A Kiwi traveller says he is stranded in Britain after his luggage was "ransacked" and $7000 in cash and a precious family war medal were stolen.

Emirates passenger Barrie Gibb wants the airline to make good the losses he suffered when he was unwillingly separated from his baggage on a trip to Britain last month.

When Gibb was a boy, his great uncle gave him the 1914-18 service medal he had received for serving overseas in the New Zealand armed forces during the war.

The medal was hidden with around $7000-worth of euros and British pounds in a suitcase which, along with a sports bags, were Gibb's checked baggage for his planned three-month stay in England.


But Emirates says it advises passengers to carry valuable cargo in carry-on luggage and it has handled his concerns diligently.

The 47-year-old Timaru tiler fell in love with Amanda Lucking when he was visiting West Sussex in England to watch his son George, who has a scholarship there, play rugby.

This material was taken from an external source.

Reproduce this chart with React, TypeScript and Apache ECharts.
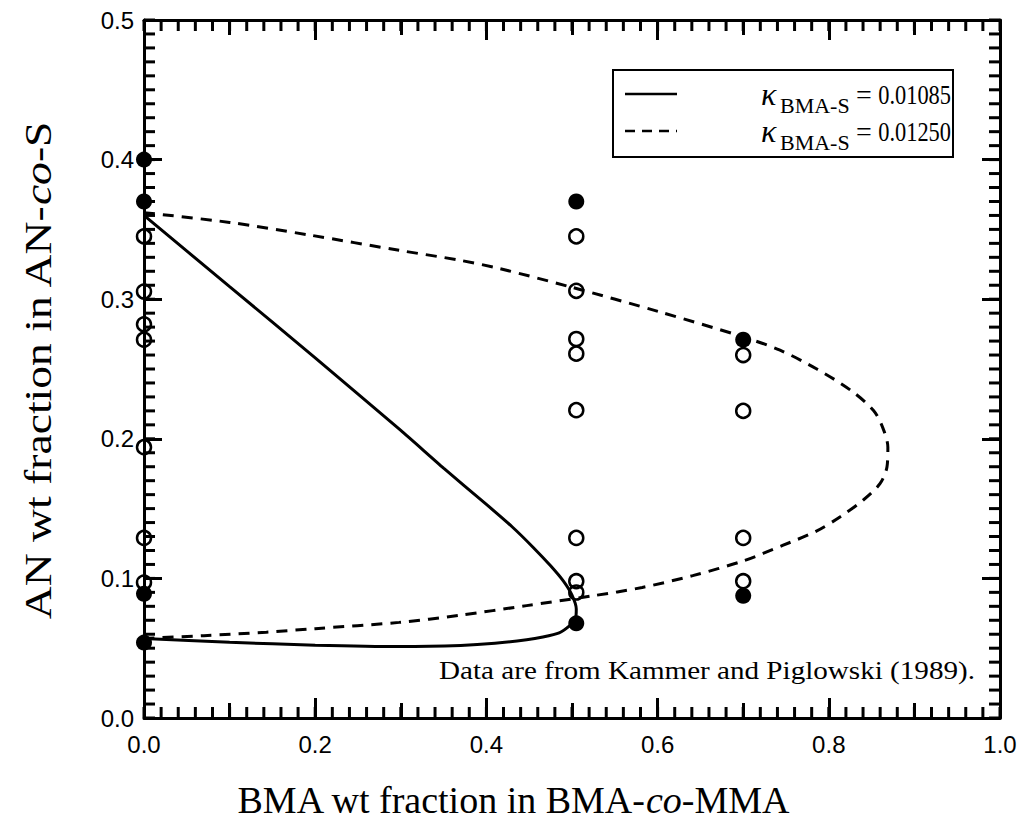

He and Lucking are considering living together and last month Gibb flew out of Christchurch on his way to spend three months with her.

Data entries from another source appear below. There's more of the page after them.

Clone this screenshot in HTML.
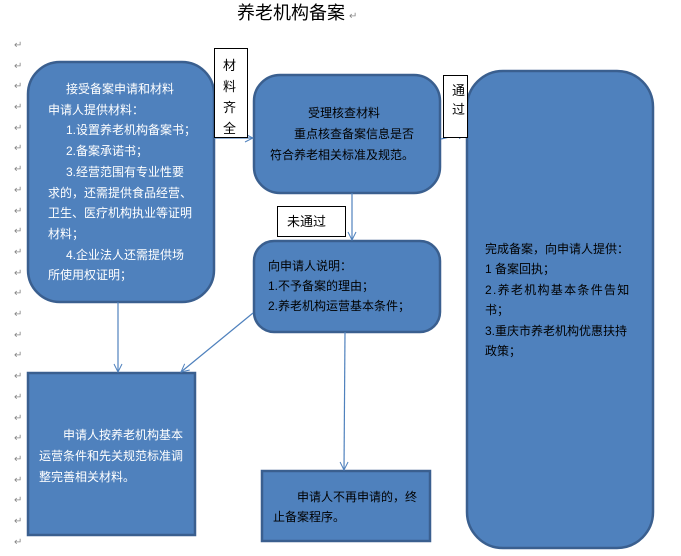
<!DOCTYPE html>
<html><head><meta charset="utf-8"><style>
html,body{margin:0;padding:0;background:#fff;}
svg{display:block;}
text{font-family:"Liberation Sans","Noto Sans CJK SC",sans-serif;}
.w{fill:#fff;font-size:12px;}
.b{fill:#000;font-size:12px;}
.m{fill:#888;font-size:10px;}
</style></head><body>
<svg width="681" height="556" viewBox="0 0 681 556" xmlns="http://www.w3.org/2000/svg">
<defs><marker id="a" markerWidth="10" markerHeight="10" refX="9" refY="5" orient="auto" markerUnits="userSpaceOnUse"><path d="M1,1 L9,5 L1,9" fill="none" stroke="#4f81bd" stroke-width="1"/></marker></defs>
<text x="237" y="19" style="font-size:18px" fill="#000">养老机构备案</text><text x="349" y="19" class="m">↵</text>
<g class="m">
<text x="14" y="48">↵</text><text x="14" y="69">↵</text><text x="14" y="89">↵</text><text x="14" y="110">↵</text><text x="14" y="131">↵</text><text x="14" y="151">↵</text><text x="14" y="172">↵</text><text x="14" y="193">↵</text><text x="14" y="214">↵</text><text x="14" y="234">↵</text><text x="14" y="255">↵</text><text x="14" y="276">↵</text><text x="14" y="296">↵</text><text x="14" y="317">↵</text><text x="14" y="338">↵</text><text x="14" y="358">↵</text><text x="14" y="379">↵</text><text x="14" y="400">↵</text><text x="14" y="421">↵</text><text x="14" y="441">↵</text><text x="14" y="462">↵</text><text x="14" y="483">↵</text><text x="14" y="503">↵</text><text x="14" y="524">↵</text><text x="14" y="545">↵</text>
</g>
<g fill="#4f81bd" stroke="#3a5f8f" stroke-width="2.5">
<rect x="28" y="62" width="186" height="240" rx="32"/>
<rect x="254" y="75" width="186" height="118" rx="26"/>
<rect x="254" y="241" width="186" height="91" rx="20"/>
<rect x="467" y="71" width="186" height="477" rx="36"/>
<rect x="28" y="373" width="167" height="162"/>
<rect x="262" y="471" width="168" height="70"/>
</g>
<g stroke="#4f81bd" stroke-width="1.2" fill="none">
<line x1="214" y1="138" x2="253" y2="138" marker-end="url(#a)"/>
<line x1="441" y1="139" x2="466" y2="133" marker-end="url(#a)"/>
<line x1="352" y1="193" x2="352" y2="240" marker-end="url(#a)"/>
<line x1="118" y1="302" x2="118" y2="372" marker-end="url(#a)"/>
<line x1="253" y1="313" x2="181" y2="372" marker-end="url(#a)"/>
<line x1="345" y1="332" x2="344" y2="470" marker-end="url(#a)"/>
</g>
<rect x="214.5" y="48.5" width="33" height="89" fill="#fff" stroke="#000"/>
<g class="b" style="font-size:13px"><text x="223" y="70">材</text><text x="223" y="91">料</text><text x="223" y="112">齐</text><text x="223" y="133">全</text></g>
<rect x="443.5" y="75.5" width="24" height="62" fill="#fff" stroke="#000"/>
<g class="b" style="font-size:13px"><text x="452" y="95">通</text><text x="452" y="114">过</text></g>
<rect x="277.5" y="206.5" width="68" height="30" fill="#fff" stroke="#000"/>
<text x="287" y="226" class="b" style="font-size:13px">未通过</text>
<g class="w">
<text x="66" y="93">接受备案申请和材料</text>
<text x="48" y="114">申请人提供材料：</text>
<text x="66" y="134">1.设置养老机构备案书；</text>
<text x="66" y="155">2.备案承诺书；</text>
<text x="66" y="176">3.经营范围有专业性要</text>
<text x="48" y="197">求的，还需提供食品经营、</text>
<text x="48" y="217">卫生、医疗机构执业等证明</text>
<text x="48" y="238">材料；</text>
<text x="66" y="259">4.企业法人还需提供场</text>
<text x="48" y="279">所使用权证明；</text>
<text x="63" y="439">申请人按养老机构基本</text>
<text x="39" y="460">运营条件和先关规范标准调</text>
<text x="39" y="481">整完善相关材料。</text>
</g>
<g class="b">
<text x="308" y="117">受理核查材料</text>
<text x="294" y="138">重点核查备案信息是否</text>
<text x="270" y="159">符合养老相关标准及规范。</text>
<text x="268" y="270">向申请人说明：</text>
<text x="268" y="290">1.不予备案的理由；</text>
<text x="268" y="310">2.养老机构运营基本条件；</text>
<text x="297" y="501">申请人不再申请的，终</text>
<text x="273" y="521">止备案程序。</text>
<text x="485" y="253">完成备案，向申请人提供：</text>
<text x="485" y="273">1 备案回执；</text>
<text x="485" y="294" style="letter-spacing:1.3px">2.养老机构基本条件告知</text>
<text x="485" y="314">书；</text>
<text x="485" y="335">3.重庆市养老机构优惠扶持</text>
<text x="485" y="355">政策；</text>
</g>
</svg>
</body></html>
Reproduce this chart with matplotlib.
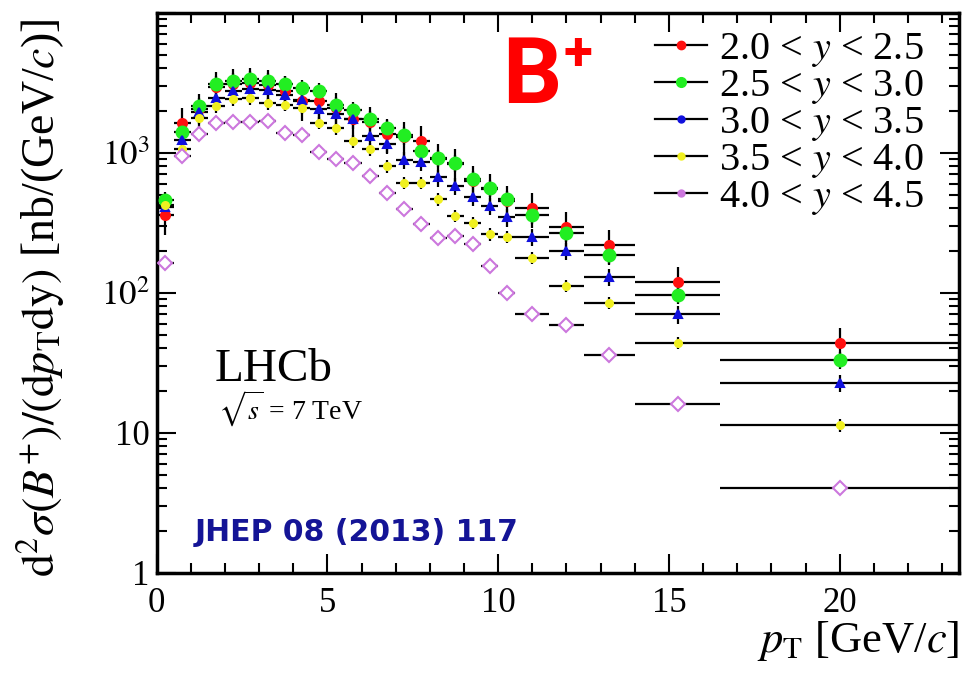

The first leg of his flight was to Sydney but because of thunderstorms the plane was diverted to Melbourne.

Gibb slept the night in the airport. He said he and other passengers going to Dubai were told they would be given a boarding pass to leave at 6am. But at 4.30am he woke to hear himself being paged.

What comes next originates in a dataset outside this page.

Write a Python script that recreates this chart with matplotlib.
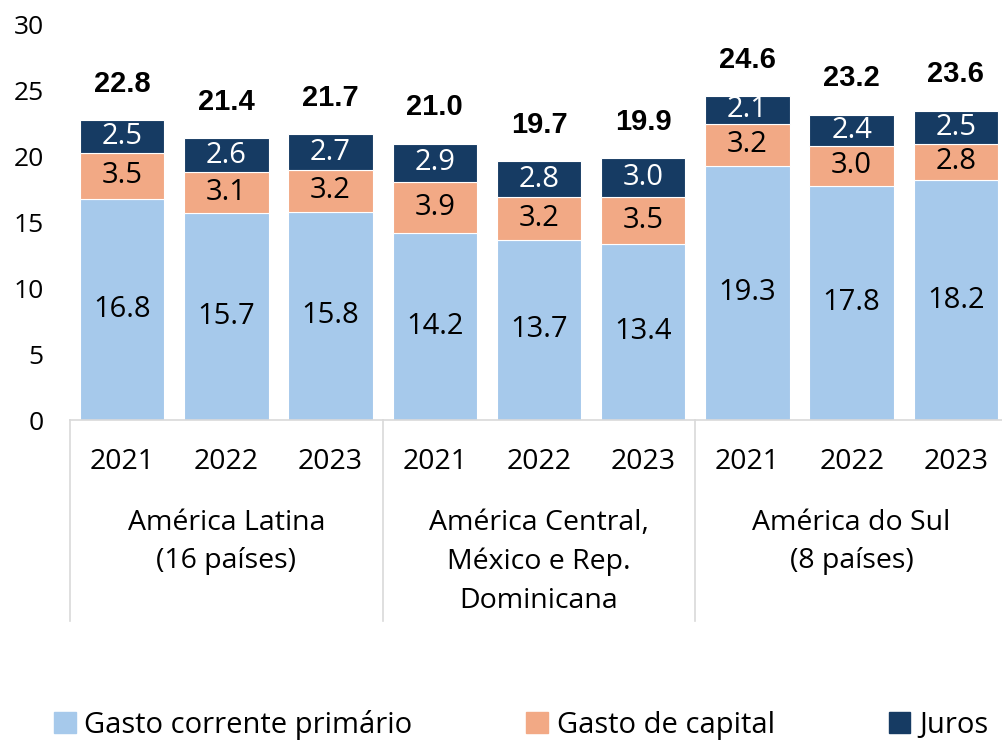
import matplotlib.pyplot as plt
import matplotlib.transforms as mtransforms
from matplotlib.patches import Patch

plt.rcParams['font.family'] = ['Open Sans', 'DejaVu Sans']

years = ['2021', '2022', '2023'] * 3
groups = ['América Latina\n(16 países)',
          'América Central,\nMéxico e Rep.\nDominicana',
          'América do Sul\n(8 países)']
corrente = [16.8, 15.7, 15.8, 14.2, 13.7, 13.4, 19.3, 17.8, 18.2]
capital = [3.5, 3.1, 3.2, 3.9, 3.2, 3.5, 3.2, 3.0, 2.8]
juros = [2.5, 2.6, 2.7, 2.9, 2.8, 3.0, 2.1, 2.4, 2.5]
totais = [22.8, 21.4, 21.7, 21.0, 19.7, 19.9, 24.6, 23.2, 23.6]

c_corr = '#A6C9EB'
c_cap = '#F2A985'
c_jur = '#163B63'

fig = plt.figure(figsize=(10.02, 7.41), dpi=100)
ax = fig.add_axes([70 / 1002, 1 - 420 / 741, 938 / 1002, 395 / 741])

x = list(range(len(years)))
w = 0.81
b1 = ax.bar(x, corrente, w, color=c_corr, edgecolor='white', linewidth=0.8)
b2 = ax.bar(x, capital, w, bottom=corrente, color=c_cap, edgecolor='white', linewidth=0.8)
bottom3 = [a + b for a, b in zip(corrente, capital)]
b3 = ax.bar(x, juros, w, bottom=bottom3, color=c_jur, edgecolor='white', linewidth=0.8)

ax.bar_label(b1, labels=[f'{v:.1f}' for v in corrente], label_type='center', fontsize=21, color='black')
ax.bar_label(b2, labels=[f'{v:.1f}' for v in capital], label_type='center', fontsize=21, color='black')
ax.bar_label(b3, labels=[f'{v:.1f}' for v in juros], label_type='center', fontsize=21, color='white')

# totais em negrito acima das barras
for i, t in enumerate(totais):
    top = bottom3[i] + juros[i]
    ax.annotate(f'{t:.1f}', (i, top), xytext=(0, 26), textcoords='offset points',
                ha='center', va='center', fontsize=21, fontweight='bold',
                family=['Liberation Sans', 'DejaVu Sans'])

ax.set_xlim(-0.5, 8.5)
ax.set_ylim(0, 30)
ax.set_yticks(range(0, 31, 5))
ax.tick_params(axis='y', length=0, labelsize=19, pad=19)
ax.set_xticks(x)
ax.set_xticklabels(years, fontsize=20.5)
ax.tick_params(axis='x', length=0, pad=20)
for s in ['top', 'right', 'left']:
    ax.spines[s].set_visible(False)
ax.spines['bottom'].set_color('#D9D9D9')
ax.spines['bottom'].set_linewidth(1.2)

trans = mtransforms.blended_transform_factory(ax.transData, ax.transAxes)
for sep in [-0.5, 2.5, 5.5]:
    ax.plot([sep, sep], [0, -0.51], color='#D9D9D9', lw=1.2, transform=trans, clip_on=False)
for g, label in enumerate(groups):
    ax.text(3 * g + 1, -0.225, label, transform=trans, ha='center', va='top',
            fontsize=20.5, linespacing=1.5)

handles = [Patch(color=c_corr, label='Gasto corrente primário'),
           Patch(color=c_cap, label='Gasto de capital'),
           Patch(color=c_jur, label='Juros')]
fig.legend(handles=handles, loc='center', bbox_to_anchor=(0.52, 0.022), ncol=3,
           frameon=False, fontsize=21, handlelength=0.75, handleheight=0.75,
           handletextpad=0.3, columnspacing=3.9)

fig.savefig('out.png', dpi=100)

He went to the gate, only to find it closed. He was told his bags were on a flight to Sydney. His request to have them removed was refused.

He was put on a flight to Dubai and later arrived in London. Lucking, meanwhile, had started trying to have his bags tracked down.

The sports bag took five days to get to London and the suitcase six. The suitcase was badly damaged.

"I could see the bag had been ransacked," Gibb said.

"There was a lot missing - a large amount of money, personal items. The worst was a relative's First World War medal.

"I was stranded on the other side of the world without any money … surviving on the kindness of people."

Gibb had taken some RSA poppies with him and had planned to go to northern France or Belgium to commemorate his great-uncle on Anzac Day. He was considering giving the medal to a museum there.

He said he had travel insurance, but it didn't cover the missing cash and he was reluctant to make a claim.

"To me, this is on Emirates," he said.

"I want them to give me my money back and work out how they are going to sort out the medal."

Because he had to cut his trip short, he also wants a refund on the £420 (NZ$813) ticket he bought to get back to New Zealand, and a free ticket back to Britain to resume his trip.

In a statement, Emirates said it had been in contact with Gibb and had handled his case diligently, in accordance with the airline's established procedures.

"Our conditions of carriage cover instances like this … According to these conditions of carriage, passengers should not carry valuable items in checked baggage, such as those packed in Mr Gibb's luggage."

The airline said it takes every measure to give its passengers an enjoyable and comfortable experience.

"Whilst we make every effort to transport passengers and their baggage according to planned schedules, sometimes unforeseeable operational issues cause changes in schedules.

"We appreciate the difficulties our customers face when baggage is mislaid and regret any disruption this may have caused."